In the reigns of King Rama I and King Rama III of early Rattanakosin period, the temple was restored and rebuilt in some parts with Chinese architecture which was popular during that time. That is way this temple has no gable apex on the roof of the ordination hall like other temples.

Although it is only a small and quiet temple today but there is something interesting that is the place where Buddha's relics are enshrined without being placed in pagoda like other temples.

==Location==
Wat Nang Chi located at the shore of Khlong Dan canal, Soi Thoet Thai 41/1, Pak Khlong Phasi Charoen Subdistrict, Phasi Charoen District, Bangkok's Thonburi side.

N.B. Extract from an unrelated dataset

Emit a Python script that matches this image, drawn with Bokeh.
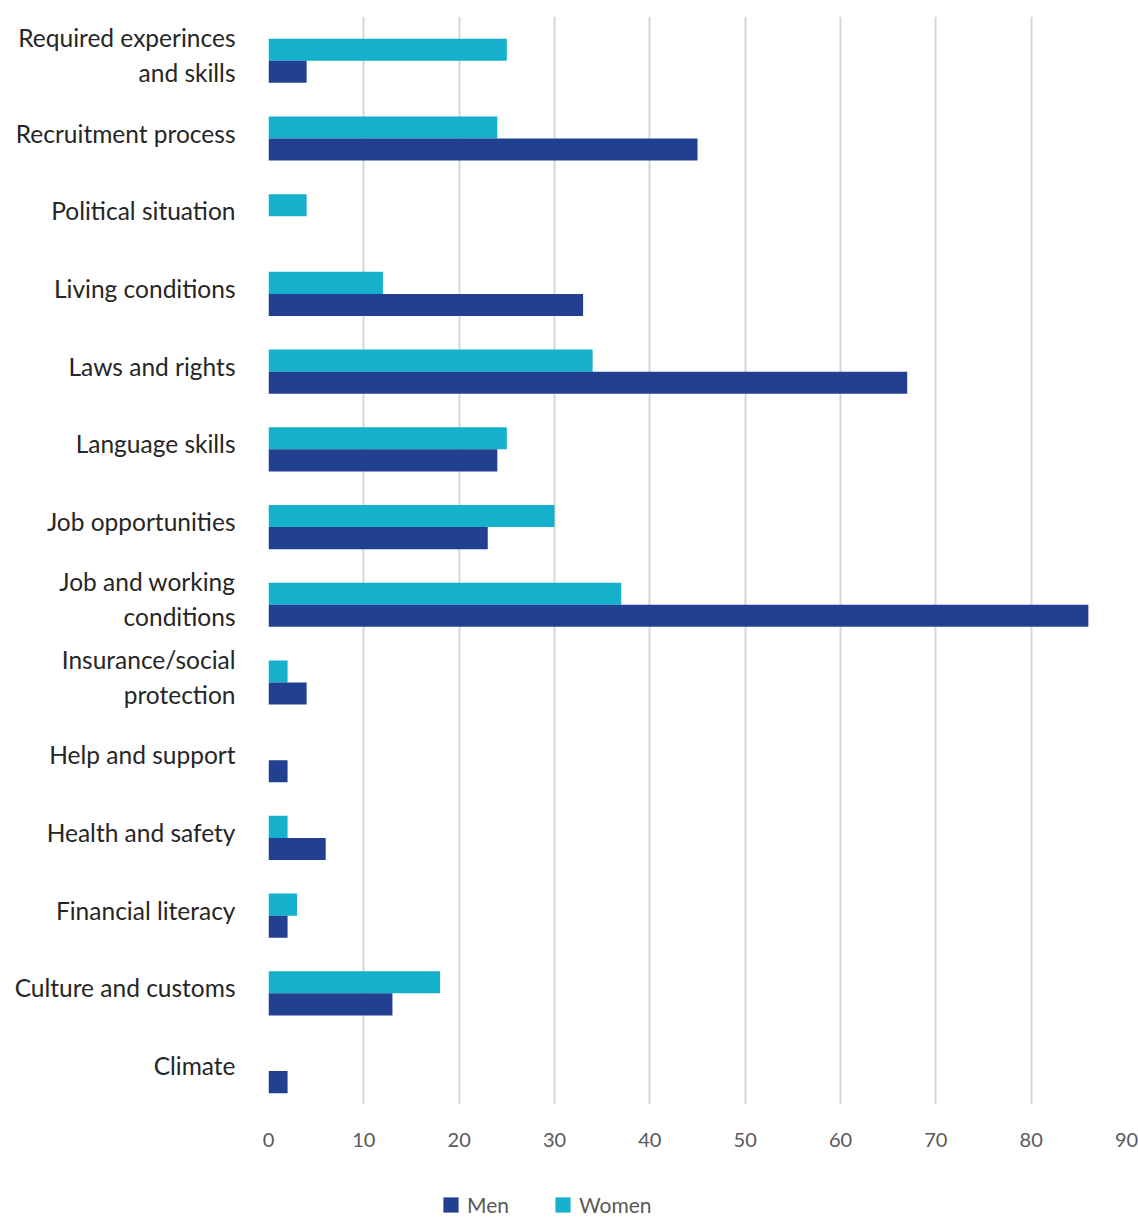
from bokeh.plotting import figure
from bokeh.models import FactorRange, Range1d, Legend, LegendItem, ColumnDataSource, FixedTicker
from bokeh.transform import dodge
from bokeh.layouts import column
from bokeh.embed import file_html
from bokeh.resources import INLINE

categories = ["Required experinces\nand skills", "Recruitment process", "Political situation",
              "Living conditions", "Laws and rights", "Language skills", "Job opportunities",
              "Job and working\nconditions", "Insurance/social\nprotection", "Help and support",
              "Health and safety", "Financial literacy", "Culture and customs", "Climate"]
women = [25, 24, 4, 12, 34, 25, 30, 37, 2, 0, 2, 3, 18, 0]
men = [4, 45, 0, 33, 67, 24, 23, 86, 4, 2, 6, 2, 13, 2]
x_ticks = [0, 10, 20, 30, 40, 50, 60, 70, 80, 90]
series = ["Men", "Women"]

MEN_COLOR = "#21408F"
WOMEN_COLOR = "#14B0CC"
FONT = "Lato"
BAR_H = 0.284
SHIFT = 0.07

src = ColumnDataSource(dict(cat=categories, women=women, men=men))

p = figure(width=1138, height=1177, output_backend="svg", toolbar_location=None,
           x_range=Range1d(0, 90),
           y_range=FactorRange(factors=list(reversed(categories))),
           min_border_left=268, min_border_right=12, min_border_top=16, min_border_bottom=73)
p.outline_line_color = None

p.hbar(y=dodge("cat", BAR_H / 2 - SHIFT, range=p.y_range), right="women", left=0, height=BAR_H,
       source=src, fill_color=WOMEN_COLOR, line_color=None)
p.hbar(y=dodge("cat", -BAR_H / 2 - SHIFT, range=p.y_range), right="men", left=0, height=BAR_H,
       source=src, fill_color=MEN_COLOR, line_color=None)

p.xaxis.ticker = FixedTicker(ticks=x_ticks)
p.xaxis.axis_line_color = None
p.xaxis.major_tick_line_color = None
p.xaxis.minor_tick_line_color = None
p.xaxis.major_label_standoff = 22
p.xaxis.major_label_text_font = FONT
p.xaxis.major_label_text_font_size = "20px"
p.xaxis.major_label_text_color = "#595959"

p.yaxis.axis_line_color = None
p.yaxis.major_tick_line_color = None
p.yaxis.major_label_standoff = 27
p.yaxis.major_label_text_font = FONT
p.yaxis.major_label_text_font_size = "24.5px"
p.yaxis.major_label_text_color = "#262626"

p.ygrid.grid_line_color = None
p.xgrid.grid_line_color = "#D6D6D6"
p.xgrid.grid_line_width = 2

# legend strip below the chart (its frame is aligned with the chart frame)
lf = figure(width=1138, height=40, output_backend="svg", toolbar_location=None,
            x_axis_type=None, y_axis_type=None, x_range=Range1d(0, 1), y_range=Range1d(0, 1),
            min_border_left=268, min_border_right=12, min_border_top=0, min_border_bottom=0)
lf.outline_line_color = None
lf.grid.visible = False
proxy = ColumnDataSource(dict(y=[0.5], left=[0], right=[0]))
lm = lf.hbar(y="y", left="left", right="right", height=0.5, source=proxy,
             fill_color=MEN_COLOR, line_color=None)
lw = lf.hbar(y="y", left="left", right="right", height=0.5, source=proxy,
             fill_color=WOMEN_COLOR, line_color=None)

legend = Legend(items=[LegendItem(label=series[0], renderers=[lm]),
                       LegendItem(label=series[1], renderers=[lw])],
                orientation="horizontal", location=(173, 0))
legend.label_text_font = FONT
legend.label_text_font_size = "21px"
legend.label_text_color = "#595959"
legend.glyph_width = 19
legend.glyph_height = 19
legend.label_standoff = 7
legend.spacing = 44
legend.border_line_color = None
legend.background_fill_alpha = 0
legend.margin = 0
legend.padding = 0
lf.add_layout(legend, "center")

layout = column(p, lf, spacing=0)
open("out.html", "w").write(file_html(layout, INLINE))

The temple and including nearby canals was used as the location for filming The Man with the Golden Gun in 1974, in the boat chase scene.

==Local tradition==
The temple has an annual religion tradition called "Chak Phra", is to invite the Buddha's relics onto a barge decorated with beautiful flowers. Then the barge procession will sail from Khlong Dan turn left into Khlong Bangkok Yai, and enter Khlong Bangkok Noi pass Wat Kai Tia at Khlong Chak Phra before ending at Taling Chan District Office and back on the same day, after the monks had finished lunch together from the merit making of Buddhists by passing through Chao Phraya River and entering the various canals before returning to Wat Nang Chi as usual.

The tradition is held annually on the 2nd day of the waning moon of the 12th Thai lunar month, but today has extended the event to three days to allow people to pay more respect to the Buddha's relics. It is a tradition that treats every year for over 200 years since the early Rattanakosin period and regarded as the only Chak Phra that has occurred in Bangkok.